Member of the National Assembly
- In office 14 May 2010 – 5 May 2014

Personal details
- Born: 27 September 1954 (age 71) Debrecen, Hungary
- Party: MDF, FKGP, Jobbik
- Profession: politician

= Lajos Pősze =

Hungarian politician (born 1954)

Lajos Pősze (born 27 September 1954) is a Hungarian business executive, sports official and politician, who was a member of the National Assembly (MP) from 2010 to 2014.

==Life==
Lajos Pősze was born in Debrecen on 27 September 1954. His father was headmaster of the Grammar School and Student Home of the Debrecen Reformed College. Pősze earned a degree of mathematics at the Kossuth Lajos University (present-day University of Debrecen) in 1978. He entered administrative career and worked for the Public Administration Computer Service (ÁSzSz) within the Hungarian Central Statistical Office (KSH) from 1978 to 1991. He was commercial manager and deputy-director of the institution since 1989.

==Political career==
Pősze was a founding member of the Hungarian Democratic Forum (MDF) since 1987. He participated in the party's campaign in the 1990 parliamentary election. Pősze served as CEO of the state organization Szerencsejáték Ltd. from 1991 to 1993. In the time of his directorate, regular prize draws were abolished and full accumulation in the lottery was introduced. During the sharp debates within the party in the spring of 1993, Pősze supported István Csurka against Prime Minister József Antall, Pősze was dismissed from his position and he quit the party. Pősze filed a labor lawsuit, which he won, so he was reinstated in his position in March 1994, but he was soon dismissed again, now within the regular labor law framework. Pősze also served as President of the Hungarian Handball Federation (MKSZ) from 1993 to 1996.
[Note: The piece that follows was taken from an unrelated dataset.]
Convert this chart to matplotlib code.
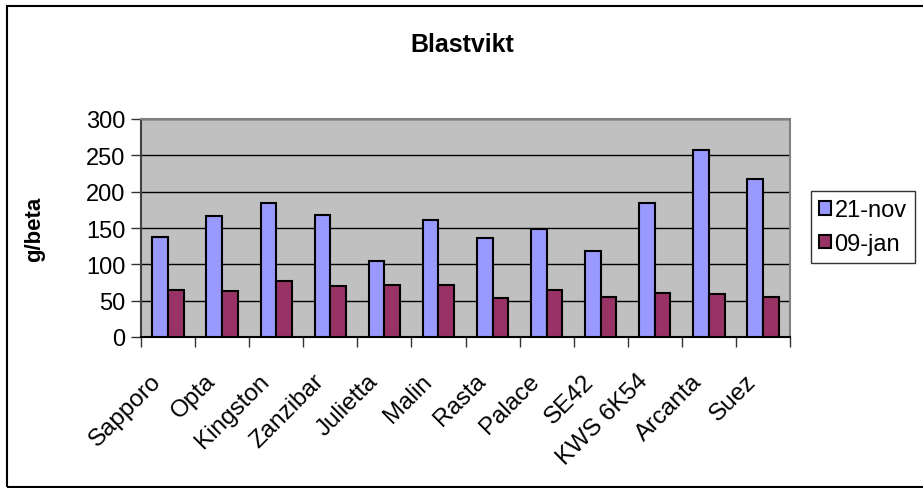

In the subsequent years, Pősze worked as a campaign expert to the Independent Smallholders, Agrarian Workers and Civic Party (FKGP), but did not join the party itself. His name appeared on the party's national list during the 1998 parliamentary election.

Before the 2010 parliamentary election, Pősze was nominated by the far-right Jobbik as the party's candidate for the position of Minister of the Prime Minister's Office ("Minister of Chancellery"). He ran as a candidate in Kispest (Budapest Constituency XXVIII) in the election, where he came to the third place after Richárd Tarnai (Fidesz) and Sándor Burány (MSZP). Nevertheless, Pősze obtained a parliamentary seat via the Jobbik regional list of Somogy County (even though he had never acted in the county). Pősze was deputy leader of the Jobbik caucus from May to July 2010. Pősze served as vice-chairman of the Economic and IT Committee from May to December 2010. He was a member of the Committee on the Court of Auditors and the Budget from December 2010 to May 2014 and the Committee on Constitutional Affairs, Justice and Home Affairs from September 2011 to May 2014. He also worked in the ad hoc committee, which investigated the ethnic tensions at Gyöngyöspata between 2011 and 2012 and the eavesdropping scandal affecting several European countries from 2013 to 2014.

Pősze was replaced as deputy leader of the caucus on 18 July 2010, after an interview with him in Magyar Nemzet, in which he stated that "it is unfortunate that people are now associating the party [Jobbik] with the Magyar Gárda and György Budaházy". Pősze was expelled from the Jobbik parliamentary group on 12 December 2010. The party leadership also called for him to resign, but he refused and remained an independent MP until the end of the parliamentary term in 2014. Pősze called the Jobbik as "primitive", "Bolshevik" and "racist" after his expulsion. According to Gábor Vona, the leader of Jobbik, Pősze has permanently moved away from the party's ideology.

On January 19, 2011, Pősze announced that he wanted to "create a liberated, cultured, patriotic movement out of dissatisfied Jobbik members and the former MDF base" and address his followers on a "patriotic basis". Recruitment events of his movement, called "National Café", were held in Kaposvár, Debrecen, Budapest and Szentes. Pro-Jobbik supporters and members of the HVIM led by László Toroczkai protested against him in the latter place on 11 February 2011, Pősze was evacuated from the scene by the police. In the subsequent years, Pősze was a vocal critic of Jobbik and voted for the Fidesz–KDNP government bills in a number of cases. He was the only opposition MP, who voted in favor of the adoption of the new constitution of Hungary on 18 April 2011. After the 2014 parliamentary election, Pősze worked as a CEO coordinator of the state company National Toll Payment Services PLC (NÚSZ) since early 2015. Pro-Jobbik news portal Alfahír believed that the government had thus paid for his "services" for supporting the government's policies and his active and vocal participation in the 2014 campaign against Jobbik.